Jim Cruickshank

Personal information
- Full name: James Fergus Cruickshank
- Date of birth: 13 April 1941
- Place of birth: Glasgow, Scotland
- Date of death: 18 November 2010 (aged 69)
- Place of death: Edinburgh, Scotland
- Position: Goalkeeper

Senior career*
- Years: Team / Apps / (Gls)
- 1958–1960: Queen's Park / 30 / (0)
- 1960–1977: Heart of Midlothian / 394 / (0)
- 1977–1978: Dumbarton / 3 / (0)

International career
- 1960–1964: Scotland U23 / 3 / (0)
- 1964: SFL trial v SFA / 1 / (0)
- 1964–1975: Scotland / 9 / (0)
- 1964–1970: Scottish League XI / 3 / (0)

= Jim Cruickshank =

Scottish footballer

James Fergus Cruickshank (13 April 1941 – 18 November 2010) was a Scottish footballer who played as a goalkeeper. He played for Heart of Midlothian through most of the 1960s and 1970s, making nearly 400 league appearances. He had brief spells with Queen's Park at the start of his career and spent his final season with Dumbarton. Cruickshank also represented Scotland and the Scottish League.

== Life and career ==

Cruickshank appeared 30 times in league games for the Hampden Park football club Queen's Park between 1958 and 1960. He joined Hearts in 1960 and left the club in 1977 after 17 years of service. He made 528 appearances for the first team and turned out 394 times in league matches. After leaving Hearts he joined Dumbarton, where he featured in three league matches before retiring from the game.

He made nine appearances for the Scotland national football team, and was on the losing side only once. Cruickshank made three appearances during a 1967 overseas tour that the Scottish Football Association decided in October 2021 to reclassify as full internationals, which increased his cap tally from six to nine.

== Personal life and death ==

After his retirement from football, Cruickshank worked for the NHS in Edinburgh, in addition to work as a publican and shopkeeper.

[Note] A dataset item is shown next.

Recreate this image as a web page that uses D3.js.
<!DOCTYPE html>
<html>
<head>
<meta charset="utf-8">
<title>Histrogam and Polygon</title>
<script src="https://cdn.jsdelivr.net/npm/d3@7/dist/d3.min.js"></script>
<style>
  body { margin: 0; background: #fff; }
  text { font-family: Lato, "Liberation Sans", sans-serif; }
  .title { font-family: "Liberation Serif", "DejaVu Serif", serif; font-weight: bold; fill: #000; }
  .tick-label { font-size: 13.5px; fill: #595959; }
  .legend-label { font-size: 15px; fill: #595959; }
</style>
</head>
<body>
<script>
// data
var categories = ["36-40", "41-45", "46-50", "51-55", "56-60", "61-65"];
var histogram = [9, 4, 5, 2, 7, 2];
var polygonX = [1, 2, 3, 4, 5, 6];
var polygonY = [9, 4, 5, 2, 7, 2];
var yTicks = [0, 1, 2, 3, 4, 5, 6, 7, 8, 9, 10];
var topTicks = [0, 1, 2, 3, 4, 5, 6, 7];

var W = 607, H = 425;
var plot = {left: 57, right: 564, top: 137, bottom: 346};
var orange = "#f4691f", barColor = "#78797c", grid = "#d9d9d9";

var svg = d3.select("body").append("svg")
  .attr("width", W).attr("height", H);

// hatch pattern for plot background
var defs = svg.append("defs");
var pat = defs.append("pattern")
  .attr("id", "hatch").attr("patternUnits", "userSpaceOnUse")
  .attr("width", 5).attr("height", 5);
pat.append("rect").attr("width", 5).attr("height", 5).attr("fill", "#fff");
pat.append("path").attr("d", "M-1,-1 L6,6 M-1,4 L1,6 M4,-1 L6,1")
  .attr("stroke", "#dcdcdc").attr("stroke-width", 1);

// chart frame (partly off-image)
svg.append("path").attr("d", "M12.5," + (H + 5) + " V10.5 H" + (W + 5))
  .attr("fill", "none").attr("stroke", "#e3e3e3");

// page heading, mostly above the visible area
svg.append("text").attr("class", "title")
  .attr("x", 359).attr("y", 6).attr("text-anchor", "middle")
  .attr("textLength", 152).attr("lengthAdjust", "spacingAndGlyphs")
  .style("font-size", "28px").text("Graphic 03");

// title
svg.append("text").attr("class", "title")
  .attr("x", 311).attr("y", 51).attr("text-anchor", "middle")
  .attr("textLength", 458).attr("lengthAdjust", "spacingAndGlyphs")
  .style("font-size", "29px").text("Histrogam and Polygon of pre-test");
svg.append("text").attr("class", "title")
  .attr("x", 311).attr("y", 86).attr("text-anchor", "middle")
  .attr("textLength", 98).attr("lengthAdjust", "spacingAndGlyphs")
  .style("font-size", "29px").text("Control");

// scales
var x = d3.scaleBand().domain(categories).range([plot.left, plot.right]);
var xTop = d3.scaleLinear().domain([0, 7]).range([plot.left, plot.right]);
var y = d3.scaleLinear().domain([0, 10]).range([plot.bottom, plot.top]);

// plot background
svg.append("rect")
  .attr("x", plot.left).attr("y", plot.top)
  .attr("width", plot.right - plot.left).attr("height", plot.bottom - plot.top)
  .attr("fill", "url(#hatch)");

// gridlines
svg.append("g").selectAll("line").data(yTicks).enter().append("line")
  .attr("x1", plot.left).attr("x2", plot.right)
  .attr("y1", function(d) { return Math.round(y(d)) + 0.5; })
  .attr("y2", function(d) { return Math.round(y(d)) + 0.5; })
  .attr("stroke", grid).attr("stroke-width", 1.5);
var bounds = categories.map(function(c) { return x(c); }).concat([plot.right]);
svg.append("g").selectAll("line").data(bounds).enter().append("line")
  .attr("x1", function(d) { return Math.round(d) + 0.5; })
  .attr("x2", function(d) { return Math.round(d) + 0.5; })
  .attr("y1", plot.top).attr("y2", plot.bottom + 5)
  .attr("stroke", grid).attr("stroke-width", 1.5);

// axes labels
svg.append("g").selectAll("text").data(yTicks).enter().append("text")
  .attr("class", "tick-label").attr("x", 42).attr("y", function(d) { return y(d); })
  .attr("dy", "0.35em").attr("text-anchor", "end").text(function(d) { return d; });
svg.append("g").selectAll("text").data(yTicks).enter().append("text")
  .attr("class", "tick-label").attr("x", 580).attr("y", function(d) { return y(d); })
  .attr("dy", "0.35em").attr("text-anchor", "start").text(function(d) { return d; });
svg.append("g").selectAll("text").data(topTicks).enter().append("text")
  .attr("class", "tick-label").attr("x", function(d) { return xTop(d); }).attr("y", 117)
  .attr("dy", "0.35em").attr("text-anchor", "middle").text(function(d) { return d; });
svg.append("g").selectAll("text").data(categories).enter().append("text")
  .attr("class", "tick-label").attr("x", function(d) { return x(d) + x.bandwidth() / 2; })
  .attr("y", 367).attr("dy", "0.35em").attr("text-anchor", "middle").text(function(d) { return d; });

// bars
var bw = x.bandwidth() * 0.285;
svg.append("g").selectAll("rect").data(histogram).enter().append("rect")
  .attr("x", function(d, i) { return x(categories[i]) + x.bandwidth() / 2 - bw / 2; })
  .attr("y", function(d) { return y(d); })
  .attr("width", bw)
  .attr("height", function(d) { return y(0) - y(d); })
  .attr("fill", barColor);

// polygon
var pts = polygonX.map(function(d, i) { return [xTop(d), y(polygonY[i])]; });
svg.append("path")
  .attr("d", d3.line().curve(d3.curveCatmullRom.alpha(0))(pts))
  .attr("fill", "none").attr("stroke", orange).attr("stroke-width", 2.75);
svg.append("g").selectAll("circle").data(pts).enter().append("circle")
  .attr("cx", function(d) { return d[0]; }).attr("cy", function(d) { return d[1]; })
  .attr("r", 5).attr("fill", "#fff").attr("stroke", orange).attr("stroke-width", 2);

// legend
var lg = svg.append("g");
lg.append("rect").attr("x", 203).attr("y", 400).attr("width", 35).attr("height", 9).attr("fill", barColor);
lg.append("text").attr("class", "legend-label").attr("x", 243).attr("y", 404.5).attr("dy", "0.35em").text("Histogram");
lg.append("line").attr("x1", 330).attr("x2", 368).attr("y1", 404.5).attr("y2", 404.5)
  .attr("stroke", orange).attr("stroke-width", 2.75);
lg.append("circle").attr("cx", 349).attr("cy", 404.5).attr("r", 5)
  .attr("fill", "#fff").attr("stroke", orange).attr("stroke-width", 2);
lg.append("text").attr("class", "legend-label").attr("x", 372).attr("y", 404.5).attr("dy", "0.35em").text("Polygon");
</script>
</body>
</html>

Cruickshank died on 18 November 2010, aged 69. Former Hearts players Jim Jefferies and Craig Gordon paid tribute to Cruickshank, describing him as a "top goalie" and "undoubtedly one of the best" to play for Hearts.

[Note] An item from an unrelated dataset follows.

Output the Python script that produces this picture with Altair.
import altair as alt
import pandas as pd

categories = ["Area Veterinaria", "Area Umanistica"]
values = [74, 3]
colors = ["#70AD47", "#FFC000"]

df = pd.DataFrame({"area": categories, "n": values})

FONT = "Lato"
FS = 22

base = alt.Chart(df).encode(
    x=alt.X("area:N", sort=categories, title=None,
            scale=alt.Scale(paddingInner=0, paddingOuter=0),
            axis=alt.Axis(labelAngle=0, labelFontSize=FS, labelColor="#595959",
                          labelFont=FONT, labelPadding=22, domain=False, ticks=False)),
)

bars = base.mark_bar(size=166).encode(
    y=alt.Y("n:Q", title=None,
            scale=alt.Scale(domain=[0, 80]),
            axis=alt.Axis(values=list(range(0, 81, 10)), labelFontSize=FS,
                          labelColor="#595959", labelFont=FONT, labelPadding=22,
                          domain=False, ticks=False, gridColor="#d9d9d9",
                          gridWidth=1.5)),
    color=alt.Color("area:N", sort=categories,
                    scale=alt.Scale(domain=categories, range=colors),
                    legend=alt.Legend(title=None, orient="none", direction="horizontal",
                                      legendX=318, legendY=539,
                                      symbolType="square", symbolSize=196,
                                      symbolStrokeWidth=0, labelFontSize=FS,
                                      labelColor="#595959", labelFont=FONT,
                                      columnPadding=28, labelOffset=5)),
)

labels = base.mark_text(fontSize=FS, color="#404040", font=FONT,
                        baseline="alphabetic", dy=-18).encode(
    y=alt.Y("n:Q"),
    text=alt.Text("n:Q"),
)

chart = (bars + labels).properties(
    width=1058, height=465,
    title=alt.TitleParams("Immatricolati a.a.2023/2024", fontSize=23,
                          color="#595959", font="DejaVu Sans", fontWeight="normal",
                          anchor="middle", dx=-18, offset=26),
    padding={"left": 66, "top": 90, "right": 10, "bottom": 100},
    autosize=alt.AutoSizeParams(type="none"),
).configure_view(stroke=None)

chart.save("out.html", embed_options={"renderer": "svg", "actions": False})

On 20 November 2010, Hearts paid tribute to Cruickshank by holding a one-minute silence before their game against Hamilton Academical. Marian Kello, then first choice goalkeeper for Hearts, also tied a yellow goalkeeper's jersey with Cruickshank's name and number on the back to his net. During the game, Kello saved a Hamilton penalty kick. Hearts manager Jim Jefferies said after the game that "Jim Cruickshank was a great penalty saver. How fitting is it that Marian comes out with the jersey and makes a fantastic save from a penalty on the day we paid our respects to him".